Dostaler c. Teamsters Québec, local 1999, 2024 QCTAT 3164
Date de décision: 30/08/2024
Mots-clés: Article 47.2 Code du travail, Atteinte vie privée, Congédiement, Décision défavorable au syndicat, Décision favorable au travailleur, Droits fondamentaux, Logiciel de géolocalisation, Loi sur la santé et sécurité du travail, Période probatoire, Teamsters
Dans ce dossier, le travailleur reproche à son syndicat d’avoir manqué à son devoir de juste représentation à l’occasion des rencontres ayant mené à son congédiement durant sa période probatoire et en refusant de contester, par grief, la demande de l’employeur visant à le contraindre à installer sur son téléphone personnel un logiciel de géolocalisation pour être en mesure de vérifier ses déplacements dans le cadre de son travail. Il dépose une plainte en vertu de l’article 47,2 du Code du travail.
La preuve révèle que, lors de la rencontre disciplinaire, 2 importants reproches adressés au travailleur concernaient l’exercice de ses droits, soit de s’être informé de ceux-ci auprès de la CNESST et d’avoir posé des questions relatives à la légalité de la nouvelle obligation d’installer le logiciel.
Pour le Tribunal, ces reproches peuvent donner ouverture à certains recours prévus dans des lois d’ordre public, notamment la Loi sur la santé et la sécurité du travail. Or, aucune enquête n’a été faite par le syndicat, ce dernier n’a pas déployé de grands efforts, même si l’affaire concernait des droits fondamentaux, notamment le droit à la vie privée des personnes salariées. Aucune question n’a été soulevée à l’égard du congédiement, bien qu’il soit survenu de façon concomitante de ces événements.

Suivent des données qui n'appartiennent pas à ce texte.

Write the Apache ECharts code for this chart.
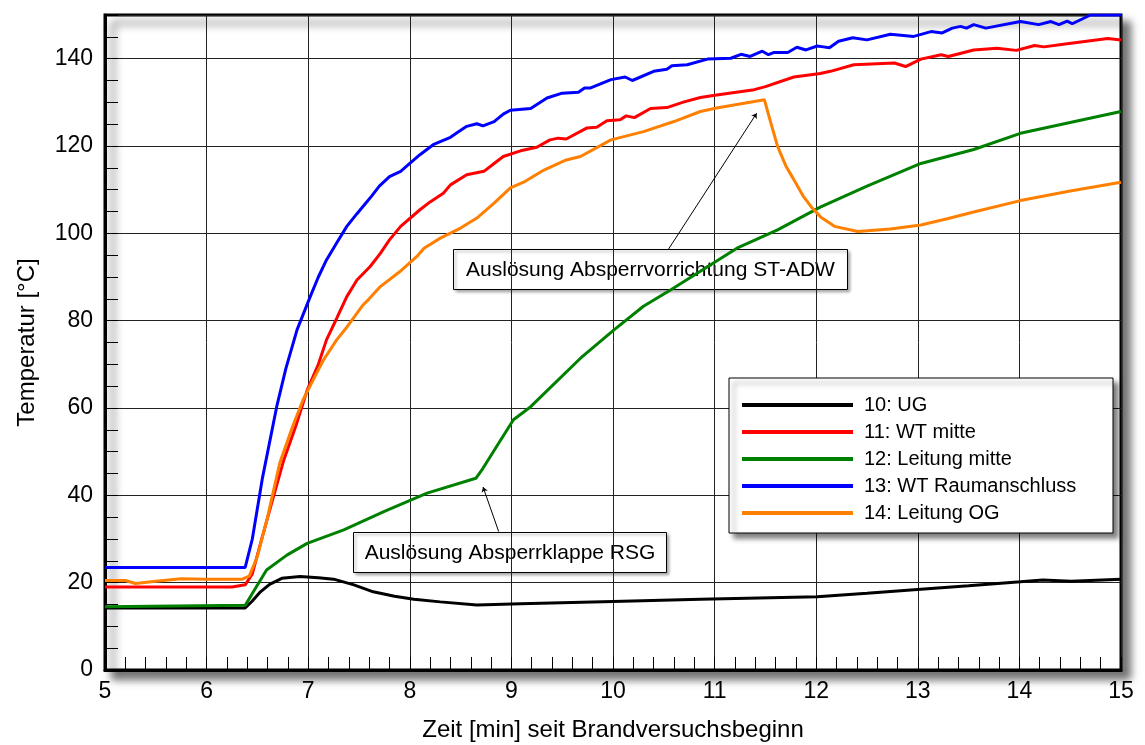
<!DOCTYPE html>
<html>
<head>
<meta charset="utf-8">
<script src="https://cdn.jsdelivr.net/npm/echarts@6/dist/echarts.min.js"></script>
<style>html,body{margin:0;padding:0;background:#fff}#c{width:1145px;height:745px}</style>
</head>
<body>
<div id="c"></div>
<script>
const FONT = '"Liberation Sans", Arial, Helvetica, sans-serif';

const seriesNames = ['10: UG', '11: WT mitte', '12: Leitung mitte', '13: WT Raumanschluss', '14: Leitung OG'];
const seriesColors = ['#000000', '#ff0000', '#008000', '#0000ff', '#ff8000'];

const tUG = [5, 6.38, 6.45, 6.53, 6.62, 6.74, 6.92, 7.1, 7.25, 7.45, 7.64, 7.85, 8.04, 8.3, 8.66, 9.09, 10, 10.86, 12.01, 12.5, 13.03, 13.5, 14.01, 14.23, 14.51, 15];
const vUG = [14.2, 14.2, 15.8, 17.9, 19.6, 21.0, 21.4, 21.1, 20.8, 19.5, 17.9, 16.9, 16.2, 15.6, 14.9, 15.2, 15.7, 16.2, 16.8, 17.6, 18.5, 19.3, 20.2, 20.6, 20.3, 20.8];

const tWTm = [5, 6.25, 6.38, 6.45, 6.54, 6.65, 6.76, 6.88, 6.99, 7.1, 7.18, 7.28, 7.38, 7.48, 7.61, 7.71, 7.8, 7.91, 8.1, 8.2, 8.33, 8.4, 8.56, 8.73, 8.83, 8.92, 9.09, 9.25, 9.38, 9.46, 9.54, 9.74, 9.84, 9.94, 10.07, 10.13, 10.21, 10.37, 10.53, 10.7, 10.86, 11.02, 11.39, 11.5, 11.78, 12.04, 12.14, 12.37, 12.77, 12.88, 13.03, 13.23, 13.3, 13.55, 13.78, 13.97, 14.15, 14.24, 14.47, 14.87, 15];
const vWTm = [19.0, 19.0, 19.5, 22, 29.8, 39, 48.1, 56, 64.1, 70, 75.6, 80.5, 85.5, 89.3, 92.4, 95.4, 98.5, 101.6, 105.4, 107.2, 109.2, 111.1, 113.4, 114.2, 116.0, 117.6, 118.9, 119.7, 121.4, 121.8, 121.6, 124.1, 124.3, 125.8, 126.0, 126.9, 126.5, 128.6, 128.8, 130.1, 131.1, 131.7, 132.9, 133.6, 135.8, 136.6, 137.1, 138.6, 139.0, 138.2, 139.9, 140.9, 140.5, 142.0, 142.4, 141.9, 143.0, 142.7, 143.4, 144.6, 144.3];

const tLm = [5, 6.38, 6.45, 6.59, 6.79, 6.99, 7.35, 7.75, 8.17, 8.65, 8.72, 9.02, 9.19, 9.68, 10.01, 10.3, 10.57, 11.22, 11.62, 12.04, 12.5, 13.03, 13.55, 14.01, 15];
const vLm = [14.5, 14.8, 17.5, 22.9, 26.3, 29.0, 32.1, 36.3, 40.5, 43.9, 46.2, 57.3, 60.3, 71.4, 77.9, 83.3, 87.1, 96.6, 100.8, 106.0, 110.8, 116.0, 119.2, 122.9, 127.9];

const tWTr = [5, 6.38, 6.45, 6.55, 6.69, 6.78, 6.89, 7.02, 7.1, 7.18, 7.28, 7.38, 7.48, 7.58, 7.62, 7.7, 7.8, 7.91, 8.0, 8.1, 8.23, 8.4, 8.45, 8.56, 8.66, 8.72, 8.83, 8.92, 8.99, 9.19, 9.35, 9.5, 9.66, 9.72, 9.78, 9.98, 10.12, 10.19, 10.4, 10.53, 10.58, 10.73, 10.93, 11.16, 11.26, 11.35, 11.47, 11.53, 11.58, 11.72, 11.81, 11.9, 12.01, 12.07, 12.13, 12.22, 12.36, 12.5, 12.73, 12.96, 13.13, 13.24, 13.34, 13.42, 13.48, 13.55, 13.67, 14.01, 14.19, 14.31, 14.39, 14.47, 14.52, 14.7, 15];
const vWTr = [23.5, 23.5, 30, 44, 60.3, 69, 77.9, 85.5, 90, 93.9, 97.8, 101.6, 104.5, 107.3, 108.4, 110.8, 113, 114.2, 116, 118, 120.3, 122.0, 122.8, 124.5, 125.1, 124.6, 125.6, 127.3, 128.2, 128.6, 131.0, 132.1, 132.3, 133.3, 133.3, 135.2, 135.8, 135.0, 137.1, 137.6, 138.4, 138.6, 139.9, 140.1, 141.0, 140.5, 141.7, 140.9, 141.4, 141.4, 142.6, 142.0, 142.9, 142.7, 142.5, 144.0, 144.8, 144.3, 145.6, 145.1, 146.2, 145.9, 147.0, 147.4, 147.0, 147.8, 147.0, 148.5, 147.8, 148.5, 147.8, 148.6, 148.0, 150.0, 150.0];

const tLOG = [5, 5.2, 5.3, 5.5, 5.75, 6.0, 6.35, 6.42, 6.5, 6.6, 6.72, 6.85, 6.95, 7.05, 7.15, 7.28, 7.38, 7.54, 7.6, 7.71, 7.9, 8.07, 8.14, 8.3, 8.5, 8.66, 8.83, 8.99, 9.12, 9.32, 9.54, 9.68, 9.98, 10.3, 10.6, 10.86, 11.02, 11.49, 11.55, 11.62, 11.7, 11.78, 11.87, 11.95, 12.05, 12.18, 12.41, 12.73, 13.03, 13.3, 13.55, 14.01, 14.5, 15];
const vLOG = [20.5, 20.5, 19.8, 20.3, 20.9, 20.8, 20.8, 21.5, 26, 35, 47.4, 56, 61.9, 66.5, 71, 75.6, 78.5, 83.6, 85, 87.8, 91.2, 94.7, 96.6, 98.9, 101.2, 103.5, 106.9, 110.4, 111.7, 114.5, 116.8, 117.6, 121.4, 123.3, 125.6, 127.9, 128.7, 130.6, 125.6, 119.9, 115.5, 112.3, 108.6, 106.1, 103.6, 101.6, 100.4, 101.0, 101.9, 103.4, 104.9, 107.5, 109.7, 111.7];

const xTitle = 'Zeit [min] seit Brandversuchsbeginn';
const yTitle = 'Temperatur [°C]';
const noteADW = 'Auslösung Absperrvorrichtung ST-ADW';
const noteRSG = 'Auslösung Absperrklappe RSG';
const arrowADW = [[10.547, 96.4], [11.414, 127.5]];
const arrowRSG = [[8.875, 31.7], [8.721, 41.9]];

const times = [tUG, tWTm, tLm, tWTr, tLOG];
const values = [vUG, vWTm, vLm, vWTr, vLOG];

function zip(t, v) { return t.map((x, i) => [x, v[i]]); }

const series = seriesNames.map((name, i) => ({
  name: name,
  type: 'line',
  xAxisIndex: 0,
  yAxisIndex: 0,
  data: zip(times[i], values[i]),
  showSymbol: false,
  symbol: 'none',
  smooth: false,
  clip: true,
  lineStyle: { color: seriesColors[i], width: 3 },
  itemStyle: { color: seriesColors[i] },
  z: 3 + i
}));

series[0].markLine = {
  silent: true,
  animation: false,
  symbol: ['none', 'arrow'],
  symbolSize: 5,
  label: { show: false },
  lineStyle: { color: '#000', width: 1, type: 'solid' },
  data: [
    [{ coord: arrowADW[0] }, { coord: arrowADW[1] }],
    [{ coord: arrowRSG[0] }, { coord: arrowRSG[1] }]
  ]
};

function noteBox(x, y, w, h, text) {
  return {
    type: 'group',
    left: x, top: y,
    z: 100,
    children: [
      { type: 'rect', shape: { x: 0, y: 0, width: w, height: h },
        style: { fill: '#fff', stroke: '#000', lineWidth: 1, shadowColor: 'rgba(0,0,0,0.35)', shadowBlur: 3, shadowOffsetX: 2, shadowOffsetY: 2 } },
      { type: 'text', x: w / 2, y: h / 2 + 1,
        style: { text: text, fill: '#000', font: '21px ' + FONT, align: 'center', verticalAlign: 'middle' } }
    ]
  };
}

const chart = echarts.init(document.getElementById('c'), null, { renderer: 'canvas' });
chart.setOption({
  animation: false,
  backgroundColor: '#fff',
  textStyle: { fontFamily: FONT },
  grid: {
    left: 105, right: 24, top: 15, bottom: 75,
    containLabel: false,
    outerBoundsMode: 'none',
    show: true,
    backgroundColor: '#fff',
    borderColor: '#000',
    borderWidth: 3,
    shadowColor: 'rgba(0,0,0,0.55)',
    shadowBlur: 8,
    shadowOffsetX: 8,
    shadowOffsetY: 8
  },
  legend: {
    orient: 'vertical',
    left: 729, top: 378,
    data: seriesNames,
    icon: 'rect',
    itemWidth: 111,
    itemHeight: 4,
    itemGap: 7,
    padding: [17, 8, 10, 13],
    selectedMode: false,
    backgroundColor: '#fff',
    borderColor: '#000',
    borderWidth: 1,
    shadowColor: 'rgba(0,0,0,0.5)',
    shadowBlur: 5,
    shadowOffsetX: 5,
    shadowOffsetY: 5,
    textStyle: { fontSize: 20, lineHeight: 20, color: '#000', fontFamily: FONT, width: 241, padding: [0, 0, 0, 6] }
  },
  xAxis: {
    type: 'value',
    min: 5, max: 15, interval: 1,
    name: xTitle,
    nameLocation: 'middle',
    nameGap: 48,
    nameTextStyle: { fontSize: 24, color: '#000', fontFamily: FONT },
    axisLine: { show: true, onZero: false, lineStyle: { color: '#000', width: 3 } },
    axisTick: { show: true, inside: true, length: 13, lineStyle: { color: '#000', width: 1 } },
    minorTick: { show: true, splitNumber: 5, length: 13, lineStyle: { color: '#000', width: 1 } },
    axisLabel: { fontSize: 23, color: '#000', margin: 10, fontFamily: FONT },
    splitLine: { show: true, lineStyle: { color: '#222', width: 1 } },
    minorSplitLine: { show: false }
  },
  yAxis: [
    {
      type: 'value',
      min: 0, max: 150, interval: 5,
      name: yTitle,
      nameLocation: 'middle',
      nameGap: 66,
      nameTextStyle: { fontSize: 24, color: '#000', fontFamily: FONT },
      axisLine: { show: true, onZero: false, lineStyle: { color: '#000', width: 3 } },
      axisTick: { show: true, inside: true, length: 13, lineStyle: { color: '#000', width: 1 } },
      axisLabel: { fontSize: 23, color: '#000', margin: 12, fontFamily: FONT,
        formatter: v => (v % 20 === 0 ? String(v) : '') },
      splitLine: { show: false }
    },
    {
      type: 'value',
      position: 'left',
      min: 0, max: 150, interval: 20,
      axisLine: { show: false },
      axisTick: { show: false },
      axisLabel: { show: false },
      splitLine: { show: true, lineStyle: { color: '#222', width: 1 } }
    }
  ],
  series: series,
  graphic: [
    noteBox(453, 249, 394, 40, noteADW),
    noteBox(353, 532, 313, 40, noteRSG)
  ]
});
</script>
</body>
</html>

En ce qui concerne l’exercice de droits d’ordre public relatifs à la santé et la sécurité du travail, c’est-à-dire la démarche effectuée auprès de la CNESST et qui constitue l’un des motifs de la sanction, non seulement il n’a entraîné aucune réaction syndicale, mais cet aspect, présentant une possible illégalité, n’a même pas été examiné par le syndicat. Ce dernier s’est contenté de la version de l’employeur, adhérant à son interprétation sans autre vérification. Bien que le travailleur était un employé temporaire, dont le statut était précaire, et qu’il ne bénéficiait pas de la protection d’emploi en vertu de sa convention collective, il demeure que c’était la question de l’intrusion dans sa vie privée qui le préoccupait et celle-ci a notamment été à l’origine des mesures disciplinaires imposées contre lui, dont le congédiement.
Le Tribunal rappelle que le devoir syndical de représentation implique une analyse de la situation ainsi qu’une évaluation des droits au moyen d’une enquête sérieuse, le rôle premier et fondamental du syndicat est de s’assurer que les décisions concernant les personnes salariées qu’il représente sont conformes à la loi.
Le statut du plaignant, qui le prive du droit au grief en vertu de sa convention collective, ne peut justifier l’inaction syndicale. Considérant les différents droits en jeu et l’absence d’assistance fournie au plaignant, le traitement superficiel accordé à la situation de celui-ci ne peut être écarté.
Le syndicat a manqué à son devoir de représentation et le travailleur est donc autorisé à soumettre sa réclamation à un arbitre. Considérant les circonstances, il est également autorisé à retenir les services de la personne de son choix, et ce, aux frais du syndicat.